(PROBLEM DETAILS): Copy exactly, and only, the lines between the start of the entries below and the line containing "2.02, 2.18, 2.33]", both inclusive. Omit pictures.

[Lines of data]
▼

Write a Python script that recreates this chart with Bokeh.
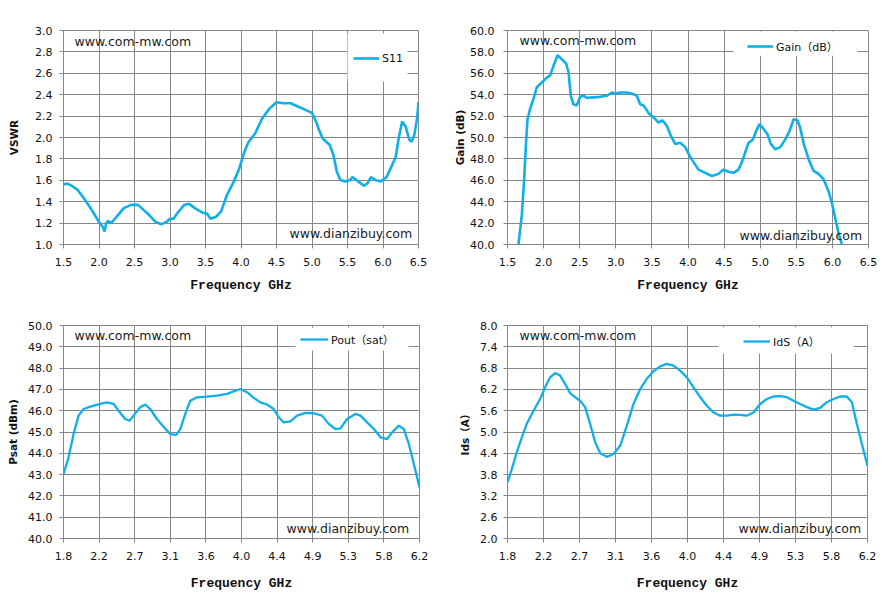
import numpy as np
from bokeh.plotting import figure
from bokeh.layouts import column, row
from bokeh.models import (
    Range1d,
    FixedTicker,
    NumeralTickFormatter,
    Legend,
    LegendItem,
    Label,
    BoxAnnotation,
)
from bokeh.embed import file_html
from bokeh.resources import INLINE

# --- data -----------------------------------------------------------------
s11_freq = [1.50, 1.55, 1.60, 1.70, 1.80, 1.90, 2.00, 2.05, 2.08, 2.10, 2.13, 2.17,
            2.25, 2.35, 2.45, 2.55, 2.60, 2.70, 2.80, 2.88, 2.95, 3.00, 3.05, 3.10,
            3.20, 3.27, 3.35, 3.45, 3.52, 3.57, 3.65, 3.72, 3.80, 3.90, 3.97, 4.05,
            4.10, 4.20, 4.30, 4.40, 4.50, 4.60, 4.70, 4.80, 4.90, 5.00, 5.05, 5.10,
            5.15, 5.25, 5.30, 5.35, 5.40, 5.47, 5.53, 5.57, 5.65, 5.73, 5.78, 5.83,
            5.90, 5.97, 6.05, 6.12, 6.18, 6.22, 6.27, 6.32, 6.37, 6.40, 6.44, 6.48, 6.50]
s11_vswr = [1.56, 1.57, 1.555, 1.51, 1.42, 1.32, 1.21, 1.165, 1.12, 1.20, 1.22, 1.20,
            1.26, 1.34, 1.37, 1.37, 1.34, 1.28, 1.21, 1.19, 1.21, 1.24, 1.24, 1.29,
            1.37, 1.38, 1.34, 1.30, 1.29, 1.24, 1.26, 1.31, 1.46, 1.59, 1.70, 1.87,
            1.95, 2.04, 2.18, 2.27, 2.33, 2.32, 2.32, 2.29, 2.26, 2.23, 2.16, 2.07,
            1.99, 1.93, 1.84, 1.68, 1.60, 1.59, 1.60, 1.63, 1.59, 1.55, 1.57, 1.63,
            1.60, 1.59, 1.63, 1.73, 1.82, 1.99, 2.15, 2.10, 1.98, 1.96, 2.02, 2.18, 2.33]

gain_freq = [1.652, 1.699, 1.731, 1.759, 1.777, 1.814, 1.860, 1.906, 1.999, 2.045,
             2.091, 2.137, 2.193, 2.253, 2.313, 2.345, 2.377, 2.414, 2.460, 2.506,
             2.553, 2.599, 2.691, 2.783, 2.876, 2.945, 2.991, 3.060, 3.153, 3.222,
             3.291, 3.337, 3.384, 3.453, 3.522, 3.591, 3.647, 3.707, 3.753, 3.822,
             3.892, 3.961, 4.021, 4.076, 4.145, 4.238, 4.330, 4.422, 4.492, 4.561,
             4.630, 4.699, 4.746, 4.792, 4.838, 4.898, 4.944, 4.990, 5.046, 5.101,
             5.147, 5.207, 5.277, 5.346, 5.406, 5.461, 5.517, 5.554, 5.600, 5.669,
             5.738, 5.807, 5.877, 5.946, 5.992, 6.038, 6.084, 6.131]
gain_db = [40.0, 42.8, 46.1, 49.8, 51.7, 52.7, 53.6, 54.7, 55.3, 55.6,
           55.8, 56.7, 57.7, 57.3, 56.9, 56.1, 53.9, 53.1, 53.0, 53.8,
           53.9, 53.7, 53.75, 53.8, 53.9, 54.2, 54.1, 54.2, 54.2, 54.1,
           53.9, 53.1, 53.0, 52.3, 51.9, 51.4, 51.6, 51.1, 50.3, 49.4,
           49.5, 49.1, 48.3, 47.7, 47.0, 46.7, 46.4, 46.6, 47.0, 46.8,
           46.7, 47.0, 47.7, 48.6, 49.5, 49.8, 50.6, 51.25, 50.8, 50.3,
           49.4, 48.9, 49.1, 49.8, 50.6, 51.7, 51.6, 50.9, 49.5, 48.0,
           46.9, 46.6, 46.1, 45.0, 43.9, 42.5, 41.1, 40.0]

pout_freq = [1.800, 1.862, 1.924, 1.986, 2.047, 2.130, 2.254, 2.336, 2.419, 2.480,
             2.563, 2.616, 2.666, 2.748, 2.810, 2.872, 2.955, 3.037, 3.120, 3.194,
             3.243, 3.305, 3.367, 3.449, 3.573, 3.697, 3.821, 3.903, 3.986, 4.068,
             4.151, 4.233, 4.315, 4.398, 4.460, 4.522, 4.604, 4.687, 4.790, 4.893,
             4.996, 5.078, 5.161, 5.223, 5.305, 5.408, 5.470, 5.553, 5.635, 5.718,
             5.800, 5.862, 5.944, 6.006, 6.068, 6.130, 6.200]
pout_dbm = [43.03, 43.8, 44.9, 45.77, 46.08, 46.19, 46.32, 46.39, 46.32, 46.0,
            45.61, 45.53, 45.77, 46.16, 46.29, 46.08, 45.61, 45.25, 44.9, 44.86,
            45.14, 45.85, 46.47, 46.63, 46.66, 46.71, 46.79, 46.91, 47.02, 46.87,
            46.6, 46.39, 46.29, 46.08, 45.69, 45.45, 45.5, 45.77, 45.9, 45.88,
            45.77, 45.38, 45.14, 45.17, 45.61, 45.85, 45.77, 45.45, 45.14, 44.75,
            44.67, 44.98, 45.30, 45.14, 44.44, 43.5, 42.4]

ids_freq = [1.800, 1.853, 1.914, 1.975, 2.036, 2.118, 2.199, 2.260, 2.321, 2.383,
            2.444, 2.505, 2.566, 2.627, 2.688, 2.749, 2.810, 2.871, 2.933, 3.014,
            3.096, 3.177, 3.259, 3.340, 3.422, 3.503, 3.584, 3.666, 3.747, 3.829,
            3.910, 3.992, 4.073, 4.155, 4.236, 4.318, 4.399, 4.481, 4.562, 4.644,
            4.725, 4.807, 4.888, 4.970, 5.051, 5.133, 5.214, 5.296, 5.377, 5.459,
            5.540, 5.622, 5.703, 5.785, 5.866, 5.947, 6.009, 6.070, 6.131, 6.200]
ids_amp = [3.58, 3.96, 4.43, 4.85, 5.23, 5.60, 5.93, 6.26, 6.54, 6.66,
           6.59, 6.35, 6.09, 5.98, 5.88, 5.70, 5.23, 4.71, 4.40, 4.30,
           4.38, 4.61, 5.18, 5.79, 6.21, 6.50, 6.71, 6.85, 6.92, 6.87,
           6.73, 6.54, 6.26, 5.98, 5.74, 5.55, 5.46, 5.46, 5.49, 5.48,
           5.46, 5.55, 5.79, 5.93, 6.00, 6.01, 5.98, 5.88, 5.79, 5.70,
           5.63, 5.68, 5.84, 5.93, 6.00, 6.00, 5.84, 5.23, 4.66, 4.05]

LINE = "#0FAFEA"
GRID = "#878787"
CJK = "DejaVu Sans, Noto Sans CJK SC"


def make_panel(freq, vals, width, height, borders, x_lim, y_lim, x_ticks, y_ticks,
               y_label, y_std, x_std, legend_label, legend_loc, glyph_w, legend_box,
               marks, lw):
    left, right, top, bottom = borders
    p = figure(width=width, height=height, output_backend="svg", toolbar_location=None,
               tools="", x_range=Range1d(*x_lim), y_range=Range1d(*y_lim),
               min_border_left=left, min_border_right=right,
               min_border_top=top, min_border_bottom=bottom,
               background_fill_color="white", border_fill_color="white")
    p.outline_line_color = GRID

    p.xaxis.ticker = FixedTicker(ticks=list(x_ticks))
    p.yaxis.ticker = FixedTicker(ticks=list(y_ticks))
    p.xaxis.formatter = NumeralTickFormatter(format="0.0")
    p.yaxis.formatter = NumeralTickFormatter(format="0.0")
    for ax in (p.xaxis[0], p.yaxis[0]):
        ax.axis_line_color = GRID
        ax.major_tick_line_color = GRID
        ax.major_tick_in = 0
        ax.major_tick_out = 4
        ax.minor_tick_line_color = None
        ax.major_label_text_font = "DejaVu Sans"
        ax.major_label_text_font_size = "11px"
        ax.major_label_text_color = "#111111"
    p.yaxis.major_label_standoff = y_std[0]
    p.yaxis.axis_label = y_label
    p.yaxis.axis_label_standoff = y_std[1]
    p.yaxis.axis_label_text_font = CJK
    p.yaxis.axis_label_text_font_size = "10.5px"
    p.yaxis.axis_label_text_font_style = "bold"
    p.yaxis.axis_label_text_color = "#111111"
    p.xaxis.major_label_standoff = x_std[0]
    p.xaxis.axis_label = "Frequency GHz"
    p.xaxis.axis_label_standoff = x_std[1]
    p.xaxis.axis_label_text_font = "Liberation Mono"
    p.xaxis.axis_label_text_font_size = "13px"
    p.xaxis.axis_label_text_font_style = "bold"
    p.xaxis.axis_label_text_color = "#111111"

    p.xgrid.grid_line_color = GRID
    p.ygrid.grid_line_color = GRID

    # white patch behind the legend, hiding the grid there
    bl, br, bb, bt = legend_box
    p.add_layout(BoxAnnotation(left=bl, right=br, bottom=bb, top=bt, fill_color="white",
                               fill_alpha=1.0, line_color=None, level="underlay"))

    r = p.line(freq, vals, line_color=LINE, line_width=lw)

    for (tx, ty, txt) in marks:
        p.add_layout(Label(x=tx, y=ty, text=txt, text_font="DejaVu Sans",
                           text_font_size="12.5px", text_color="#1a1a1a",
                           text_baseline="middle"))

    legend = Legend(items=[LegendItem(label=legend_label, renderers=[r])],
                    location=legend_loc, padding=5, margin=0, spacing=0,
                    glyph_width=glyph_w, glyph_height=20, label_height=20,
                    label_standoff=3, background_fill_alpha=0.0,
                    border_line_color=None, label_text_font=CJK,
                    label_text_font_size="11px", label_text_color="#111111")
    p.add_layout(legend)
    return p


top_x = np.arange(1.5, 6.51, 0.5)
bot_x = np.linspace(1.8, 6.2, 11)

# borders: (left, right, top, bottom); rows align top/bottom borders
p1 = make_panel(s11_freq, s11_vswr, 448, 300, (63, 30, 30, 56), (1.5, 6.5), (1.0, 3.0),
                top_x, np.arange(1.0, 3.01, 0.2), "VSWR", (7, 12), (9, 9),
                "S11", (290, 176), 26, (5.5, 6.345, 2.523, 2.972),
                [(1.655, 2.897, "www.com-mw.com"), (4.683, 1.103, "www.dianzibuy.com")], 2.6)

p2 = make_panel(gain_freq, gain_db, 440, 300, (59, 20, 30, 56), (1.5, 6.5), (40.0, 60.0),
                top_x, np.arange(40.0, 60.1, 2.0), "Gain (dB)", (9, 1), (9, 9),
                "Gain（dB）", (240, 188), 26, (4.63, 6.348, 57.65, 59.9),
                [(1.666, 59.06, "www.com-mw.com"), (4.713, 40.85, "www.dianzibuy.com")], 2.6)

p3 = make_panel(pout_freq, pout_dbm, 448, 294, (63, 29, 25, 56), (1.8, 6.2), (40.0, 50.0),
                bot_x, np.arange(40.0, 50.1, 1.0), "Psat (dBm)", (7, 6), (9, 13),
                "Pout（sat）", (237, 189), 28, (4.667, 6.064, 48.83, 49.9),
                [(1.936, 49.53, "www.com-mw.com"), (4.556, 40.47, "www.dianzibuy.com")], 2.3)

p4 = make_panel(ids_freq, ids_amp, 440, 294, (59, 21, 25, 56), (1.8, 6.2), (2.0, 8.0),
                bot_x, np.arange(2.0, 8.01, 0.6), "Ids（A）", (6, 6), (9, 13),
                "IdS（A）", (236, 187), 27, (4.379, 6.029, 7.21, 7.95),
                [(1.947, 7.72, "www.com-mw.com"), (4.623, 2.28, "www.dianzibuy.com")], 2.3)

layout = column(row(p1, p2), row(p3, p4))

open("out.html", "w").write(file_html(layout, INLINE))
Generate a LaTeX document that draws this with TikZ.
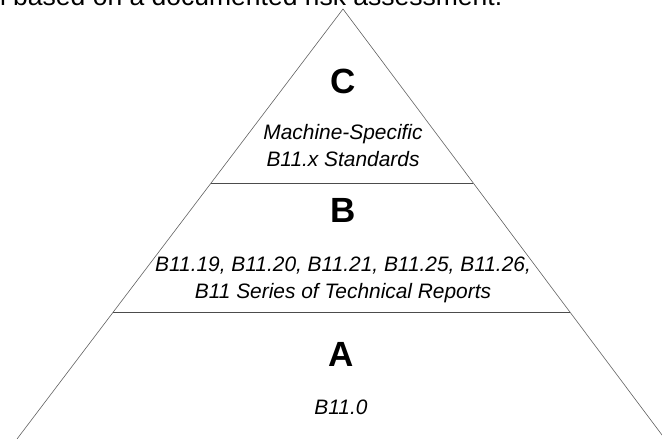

▲

(SOLVED EXERCISE):
Write a Python script that recreates this chart with Bokeh.
import numpy as np
from bokeh.plotting import figure
from bokeh.layouts import column, row
from bokeh.models import (
    Range1d,
    FixedTicker,
    NumeralTickFormatter,
    Legend,
    LegendItem,
    Label,
    BoxAnnotation,
)
from bokeh.embed import file_html
from bokeh.resources import INLINE

# --- data -----------------------------------------------------------------
s11_freq = [1.50, 1.55, 1.60, 1.70, 1.80, 1.90, 2.00, 2.05, 2.08, 2.10, 2.13, 2.17,
            2.25, 2.35, 2.45, 2.55, 2.60, 2.70, 2.80, 2.88, 2.95, 3.00, 3.05, 3.10,
            3.20, 3.27, 3.35, 3.45, 3.52, 3.57, 3.65, 3.72, 3.80, 3.90, 3.97, 4.05,
            4.10, 4.20, 4.30, 4.40, 4.50, 4.60, 4.70, 4.80, 4.90, 5.00, 5.05, 5.10,
            5.15, 5.25, 5.30, 5.35, 5.40, 5.47, 5.53, 5.57, 5.65, 5.73, 5.78, 5.83,
            5.90, 5.97, 6.05, 6.12, 6.18, 6.22, 6.27, 6.32, 6.37, 6.40, 6.44, 6.48, 6.50]
s11_vswr = [1.56, 1.57, 1.555, 1.51, 1.42, 1.32, 1.21, 1.165, 1.12, 1.20, 1.22, 1.20,
            1.26, 1.34, 1.37, 1.37, 1.34, 1.28, 1.21, 1.19, 1.21, 1.24, 1.24, 1.29,
            1.37, 1.38, 1.34, 1.30, 1.29, 1.24, 1.26, 1.31, 1.46, 1.59, 1.70, 1.87,
            1.95, 2.04, 2.18, 2.27, 2.33, 2.32, 2.32, 2.29, 2.26, 2.23, 2.16, 2.07,
            1.99, 1.93, 1.84, 1.68, 1.60, 1.59, 1.60, 1.63, 1.59, 1.55, 1.57, 1.63,
            1.60, 1.59, 1.63, 1.73, 1.82, 1.99, 2.15, 2.10, 1.98, 1.96, 2.02, 2.18, 2.33]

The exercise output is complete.